## BEGIN SUPPLIED INFORMATION

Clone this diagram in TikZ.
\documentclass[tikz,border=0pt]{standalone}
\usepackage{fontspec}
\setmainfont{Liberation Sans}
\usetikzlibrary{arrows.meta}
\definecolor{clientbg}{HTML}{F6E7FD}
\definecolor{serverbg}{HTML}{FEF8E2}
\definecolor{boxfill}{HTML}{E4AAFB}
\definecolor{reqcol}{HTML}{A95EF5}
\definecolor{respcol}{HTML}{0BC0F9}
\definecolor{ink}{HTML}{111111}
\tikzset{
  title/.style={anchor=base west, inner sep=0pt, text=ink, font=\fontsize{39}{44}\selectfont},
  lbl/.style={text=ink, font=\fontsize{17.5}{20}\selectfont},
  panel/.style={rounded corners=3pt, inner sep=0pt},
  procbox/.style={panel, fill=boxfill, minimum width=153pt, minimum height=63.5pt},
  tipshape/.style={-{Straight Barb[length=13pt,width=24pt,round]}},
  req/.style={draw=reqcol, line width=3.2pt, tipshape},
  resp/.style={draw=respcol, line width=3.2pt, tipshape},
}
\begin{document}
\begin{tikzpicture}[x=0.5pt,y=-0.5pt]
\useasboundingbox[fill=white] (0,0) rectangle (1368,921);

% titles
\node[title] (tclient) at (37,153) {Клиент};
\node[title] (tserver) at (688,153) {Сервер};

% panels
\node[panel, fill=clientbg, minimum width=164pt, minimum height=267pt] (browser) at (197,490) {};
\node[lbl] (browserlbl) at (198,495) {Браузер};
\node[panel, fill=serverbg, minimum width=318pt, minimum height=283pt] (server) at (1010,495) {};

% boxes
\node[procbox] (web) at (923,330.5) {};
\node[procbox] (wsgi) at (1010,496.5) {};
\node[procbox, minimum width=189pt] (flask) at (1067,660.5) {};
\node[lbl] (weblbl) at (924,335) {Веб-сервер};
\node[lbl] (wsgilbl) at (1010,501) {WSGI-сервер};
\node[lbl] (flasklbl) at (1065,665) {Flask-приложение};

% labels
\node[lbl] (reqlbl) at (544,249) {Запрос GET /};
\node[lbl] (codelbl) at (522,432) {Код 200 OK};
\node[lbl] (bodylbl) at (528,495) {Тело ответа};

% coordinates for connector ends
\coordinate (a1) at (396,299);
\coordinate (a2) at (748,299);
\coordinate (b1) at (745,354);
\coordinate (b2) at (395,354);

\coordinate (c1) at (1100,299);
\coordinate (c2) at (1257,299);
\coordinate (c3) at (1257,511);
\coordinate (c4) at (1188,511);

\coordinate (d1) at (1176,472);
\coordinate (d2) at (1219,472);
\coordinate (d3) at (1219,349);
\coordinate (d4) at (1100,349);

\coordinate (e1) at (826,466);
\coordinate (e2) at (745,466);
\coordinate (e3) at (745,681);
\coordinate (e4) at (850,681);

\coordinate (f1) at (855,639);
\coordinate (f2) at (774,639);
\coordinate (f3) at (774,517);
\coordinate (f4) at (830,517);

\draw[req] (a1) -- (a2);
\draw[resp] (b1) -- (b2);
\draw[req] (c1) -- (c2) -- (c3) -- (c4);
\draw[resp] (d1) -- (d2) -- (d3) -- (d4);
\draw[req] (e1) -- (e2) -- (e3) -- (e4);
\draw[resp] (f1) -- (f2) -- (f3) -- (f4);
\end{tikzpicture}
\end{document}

## END SUPPLIED INFORMATION

• [WHAT TO PRODUCE] Everything in the listing above should be restated exactly.

• [REPLY]
Clone this diagram in TikZ.
\documentclass[tikz,border=0pt]{standalone}
\usepackage{fontspec}
\setmainfont{Liberation Sans}
\usetikzlibrary{arrows.meta}
\definecolor{clientbg}{HTML}{F6E7FD}
\definecolor{serverbg}{HTML}{FEF8E2}
\definecolor{boxfill}{HTML}{E4AAFB}
\definecolor{reqcol}{HTML}{A95EF5}
\definecolor{respcol}{HTML}{0BC0F9}
\definecolor{ink}{HTML}{111111}
\tikzset{
  title/.style={anchor=base west, inner sep=0pt, text=ink, font=\fontsize{39}{44}\selectfont},
  lbl/.style={text=ink, font=\fontsize{17.5}{20}\selectfont},
  panel/.style={rounded corners=3pt, inner sep=0pt},
  procbox/.style={panel, fill=boxfill, minimum width=153pt, minimum height=63.5pt},
  tipshape/.style={-{Straight Barb[length=13pt,width=24pt,round]}},
  req/.style={draw=reqcol, line width=3.2pt, tipshape},
  resp/.style={draw=respcol, line width=3.2pt, tipshape},
}
\begin{document}
\begin{tikzpicture}[x=0.5pt,y=-0.5pt]
\useasboundingbox[fill=white] (0,0) rectangle (1368,921);

% titles
\node[title] (tclient) at (37,153) {Клиент};
\node[title] (tserver) at (688,153) {Сервер};

% panels
\node[panel, fill=clientbg, minimum width=164pt, minimum height=267pt] (browser) at (197,490) {};
\node[lbl] (browserlbl) at (198,495) {Браузер};
\node[panel, fill=serverbg, minimum width=318pt, minimum height=283pt] (server) at (1010,495) {};

% boxes
\node[procbox] (web) at (923,330.5) {};
\node[procbox] (wsgi) at (1010,496.5) {};
\node[procbox, minimum width=189pt] (flask) at (1067,660.5) {};
\node[lbl] (weblbl) at (924,335) {Веб-сервер};
\node[lbl] (wsgilbl) at (1010,501) {WSGI-сервер};
\node[lbl] (flasklbl) at (1065,665) {Flask-приложение};

% labels
\node[lbl] (reqlbl) at (544,249) {Запрос GET /};
\node[lbl] (codelbl) at (522,432) {Код 200 OK};
\node[lbl] (bodylbl) at (528,495) {Тело ответа};

% coordinates for connector ends
\coordinate (a1) at (396,299);
\coordinate (a2) at (748,299);
\coordinate (b1) at (745,354);
\coordinate (b2) at (395,354);

\coordinate (c1) at (1100,299);
\coordinate (c2) at (1257,299);
\coordinate (c3) at (1257,511);
\coordinate (c4) at (1188,511);

\coordinate (d1) at (1176,472);
\coordinate (d2) at (1219,472);
\coordinate (d3) at (1219,349);
\coordinate (d4) at (1100,349);

\coordinate (e1) at (826,466);
\coordinate (e2) at (745,466);
\coordinate (e3) at (745,681);
\coordinate (e4) at (850,681);

\coordinate (f1) at (855,639);
\coordinate (f2) at (774,639);
\coordinate (f3) at (774,517);
\coordinate (f4) at (830,517);

\draw[req] (a1) -- (a2);
\draw[resp] (b1) -- (b2);
\draw[req] (c1) -- (c2) -- (c3) -- (c4);
\draw[resp] (d1) -- (d2) -- (d3) -- (d4);
\draw[req] (e1) -- (e2) -- (e3) -- (e4);
\draw[resp] (f1) -- (f2) -- (f3) -- (f4);
\end{tikzpicture}
\end{document}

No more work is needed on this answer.